Baumrind also makes the argument on how even though the setting was part of why the experimenters obeyed, it was also because the experimenters were volunteers, which would automatically make them more willing to obey because they understood that they signed up to partake in this experiment. However, Baumrind over looks parts of this argument. With this particular experiment, it would have been wrong of Milgram to forcefully make subjects participate in this experiment. This also relates back to the setting because since the teachers are volunteers, Milgram has to make sure that they truly believe that this is a real experiment for a scientific purpose. Performing this experiment in a more casual setting might have lead the volunteers to believe that the experiment was fake, thus preventing Milgram from answering his questions. Milgram had to be confident on which setting to have the experiment take place in to ensure this wouldn’t happen.

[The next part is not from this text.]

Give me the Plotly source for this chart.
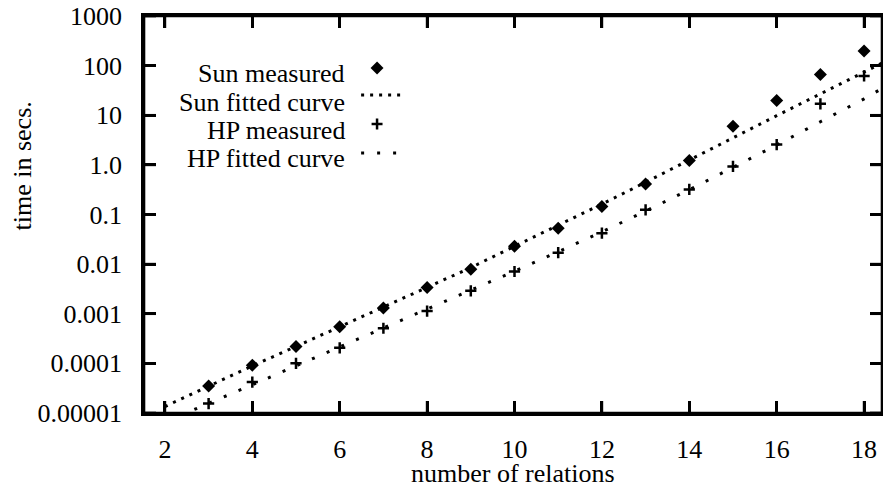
import math
import plotly.graph_objects as go

# ---------------- data ----------------
n_measured = [3, 4, 5, 6, 7, 8, 9, 10, 11, 12, 13, 14, 15, 16, 17, 18]
sun_measured = [3.5e-5, 9.2e-5, 2.2e-4, 5.5e-4, 1.3e-3, 3.4e-3, 7.9e-3, 0.023,
                0.053, 0.145, 0.41, 1.23, 6.0, 19.8, 66, 196]
hp_measured = [1.55e-5, 4.2e-5, 1.0e-4, 2.06e-4, 5.1e-4, 1.13e-3, 2.9e-3, 7.1e-3,
               0.017, 0.042, 0.124, 0.32, 0.93, 2.57, 17, 62]

n_fit = [2, 3, 4, 5, 6, 7, 8, 9, 10, 11, 12, 13, 14, 15, 16, 17, 18, 18.45]
sun_fit = [1.35e-5, 3.47e-5, 8.9e-5, 2.19e-4, 5.5e-4, 1.35e-3, 3.39e-3, 8.5e-3,
           0.0229, 0.0603, 0.162, 0.447, 1.26, 3.55, 9.8, 26.9, 74, 117]
hp_fit = [6.6e-6, 1.55e-5, 3.7e-5, 8.9e-5, 2.14e-4, 5.1e-4, 1.2e-3, 2.95e-3,
          7.2e-3, 0.0178, 0.0447, 0.117, 0.316, 0.89, 2.51, 7.4, 21.4, 36.3]

x_ticks = [2, 4, 6, 8, 10, 12, 14, 16, 18]
y_tickvals = [1e-5, 1e-4, 1e-3, 1e-2, 1e-1, 1, 10, 100, 1000]
y_ticktext = ["0.00001", "0.0001", "0.001", "0.01", "0.1", "1.0", "10", "100", "1000"]

legend_labels = ["Sun measured", "Sun fitted curve", "HP measured", "HP fitted curve"]

# ---------------- style / layout constants ----------------
W, H = 886, 489
ML, MR, MT, MB = 144, 1, 16, 76
FONT = "Liberation Serif, Times New Roman, serif"
FS = 26
SUN_DASH = "3px,6px"
HP_DASH = "3px,13px"
X_RANGE = [1.5214, 18.41]
Y_RANGE_LOG = [-5, 3]
TICKLEN = 12
FRAME_W = 2.6
plot_w = W - ML - MR
plot_h = H - MT - MB


def px(x):
    return (x - ML) / plot_w


def py(y):
    return (H - MB - y) / plot_h


fig = go.Figure()

fig.add_trace(go.Scatter(x=n_fit, y=sun_fit, mode="lines",
                         line=dict(color="black", width=3, dash=SUN_DASH),
                         showlegend=False, hoverinfo="skip"))
fig.add_trace(go.Scatter(x=n_fit, y=hp_fit, mode="lines",
                         line=dict(color="black", width=3, dash=HP_DASH),
                         showlegend=False, hoverinfo="skip"))
fig.add_trace(go.Scatter(x=n_measured, y=sun_measured, mode="markers",
                         marker=dict(symbol="diamond", size=10, color="black"),
                         showlegend=False))
fig.add_trace(go.Scatter(x=n_measured, y=hp_measured, mode="markers",
                         marker=dict(symbol="cross-thin", size=8,
                                     line=dict(color="black", width=2.5)),
                         showlegend=False))

shapes = []
# ---------------- frame and inward ticks ----------------
for (x0, y0, x1, y1) in ((0, 0, 1, 0), (0, 1, 1, 1), (0, 0, 0, 1), (1, 0, 1, 1)):
    shapes.append(dict(type="line", xref="paper", yref="paper",
                       x0=x0, y0=y0, x1=x1, y1=y1, opacity=1,
                       line=dict(color="black", width=FRAME_W), layer="above"))
for t in x_ticks:
    for anchor, sign in ((0, 1), (1, -1)):
        shapes.append(dict(type="line", xref="x", yref="paper", x0=t, x1=t,
                           ysizemode="pixel", yanchor=anchor, y0=0, y1=sign * TICKLEN,
                           opacity=1, line=dict(color="black", width=FRAME_W),
                           layer="above"))
for v in y_tickvals:
    fy = (math.log10(v) - Y_RANGE_LOG[0]) / (Y_RANGE_LOG[1] - Y_RANGE_LOG[0])
    for anchor, sign in ((0, 1), (1, -1)):
        shapes.append(dict(type="line", xref="paper", yref="paper", y0=fy, y1=fy,
                           xsizemode="pixel", xanchor=anchor, x0=0, x1=sign * TICKLEN,
                           opacity=1, line=dict(color="black", width=FRAME_W),
                           layer="above"))

# ---------------- hand-made legend (gnuplot style: text then sample) ----------------
LEG_TEXT_X = 348
LEG_TEXT_Y = [73.5, 102, 130.5, 159]
LEG_SYM_X = 378
LEG_SYM_Y = [68, 95, 124, 153]
LEG_LINE_X = [[362, 406], [362, 403]]
DIA = 6.5
CRS = 5.5

cx, cy = LEG_SYM_X, LEG_SYM_Y[0]
shapes.append(dict(type="path", xref="paper", yref="paper",
                   path=(f"M {px(cx - DIA)},{py(cy)} L {px(cx)},{py(cy - DIA)} "
                         f"L {px(cx + DIA)},{py(cy)} L {px(cx)},{py(cy + DIA)} Z"),
                   fillcolor="black", line=dict(width=0), opacity=1))
shapes.append(dict(type="line", xref="paper", yref="paper",
                   x0=px(LEG_LINE_X[0][0]), x1=px(LEG_LINE_X[0][1]),
                   y0=py(LEG_SYM_Y[1]), y1=py(LEG_SYM_Y[1]), opacity=1,
                   line=dict(color="black", width=3, dash=SUN_DASH)))
cx, cy = LEG_SYM_X, LEG_SYM_Y[2]
shapes.append(dict(type="line", xref="paper", yref="paper",
                   x0=px(cx - CRS), x1=px(cx + CRS), y0=py(cy), y1=py(cy), opacity=1,
                   line=dict(color="black", width=2.5)))
shapes.append(dict(type="line", xref="paper", yref="paper",
                   x0=px(cx), x1=px(cx), y0=py(cy - CRS), y1=py(cy + CRS), opacity=1,
                   line=dict(color="black", width=2.5)))
shapes.append(dict(type="line", xref="paper", yref="paper",
                   x0=px(LEG_LINE_X[1][0]), x1=px(LEG_LINE_X[1][1]),
                   y0=py(LEG_SYM_Y[3]), y1=py(LEG_SYM_Y[3]), opacity=1,
                   line=dict(color="black", width=3, dash=HP_DASH)))

annotations = []
for lab, yy in zip(legend_labels, LEG_TEXT_Y):
    annotations.append(dict(text=lab, x=px(LEG_TEXT_X), y=py(yy),
                            xref="paper", yref="paper",
                            xanchor="right", yanchor="middle", showarrow=False,
                            font=dict(family=FONT, size=FS, color="black")))
annotations.append(dict(text="time in secs.", textangle=-90,
                        x=px(23), y=py(166),
                        xref="paper", yref="paper", xanchor="center", yanchor="middle",
                        showarrow=False, font=dict(family=FONT, size=FS, color="black")))
annotations.append(dict(text="number of relations",
                        x=px(514), y=py(473),
                        xref="paper", yref="paper", xanchor="center", yanchor="middle",
                        showarrow=False, font=dict(family=FONT, size=FS, color="black")))

axis_font = dict(family=FONT, size=FS, color="black")
fig.update_layout(
    width=W, height=H,
    margin=dict(l=ML, r=MR, t=MT, b=MB, pad=0),
    paper_bgcolor="white", plot_bgcolor="white",
    font=axis_font,
    xaxis=dict(range=X_RANGE, tickmode="array", tickvals=x_ticks,
               ticks="inside", ticklen=TICKLEN, tickwidth=FRAME_W, tickcolor="black",
               showline=True, linewidth=FRAME_W, linecolor="black", mirror="ticks",
               showgrid=False, zeroline=False,
               tickfont=axis_font, ticklabelstandoff=11),
    yaxis=dict(type="log", range=Y_RANGE_LOG, tickmode="array", tickvals=y_tickvals,
               ticktext=y_ticktext, ticks="inside", ticklen=TICKLEN,
               tickwidth=FRAME_W, tickcolor="black", showline=True,
               linewidth=FRAME_W, linecolor="black", mirror="ticks", showgrid=False,
               zeroline=False, tickfont=axis_font, ticklabelstandoff=14),
    shapes=shapes,
    annotations=annotations,
    showlegend=False,
)

fig.write_html("out.html",
               config={"displayModeBar": False},
               post_script="document.body.style.margin='0';"
                           "document.body.style.overflow='hidden';"
                           "document.documentElement.style.overflow='hidden';")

On the one hand, Baumrind is correct in that the laboratory setting of the experiment may have made the teachers feel more obligated to obey. However, on the other hand, Milgram would not have observed the same results if the experiment was performed in a less controlled environment. In the experiment, Milgram had very controlled factors such as the recorded voice of the learner, the set answer of the experimenter and the environment in which the teacher was put in. Herrnstein explains how, “He had a predetermined schedule of answers for the learning task, generously larded with mistakes for which he would then get ‘shocked’,” (Herrnstein 82).
In conclusion, Herrnstein’s article consists of more convincing evidence to support Milgram. He very carefully takes parts of counter arguments towards Milgram’s experiment and explains how the actions he took were necessary to the experiment in order to discover accurate finding. Experiments like these can be very useful for scientists. It opens up new door for them to be able to discover new things about the way humans act in certain circumstances. When Milgram performed this experiment, he showed the world the effects that major authorities have on humans in a less powerful situation. “Some system of authority is a requirement of all communal living, and it is only the person dwelling in isolation who is not forced to respond, with defiance or submission, to the commands of others”.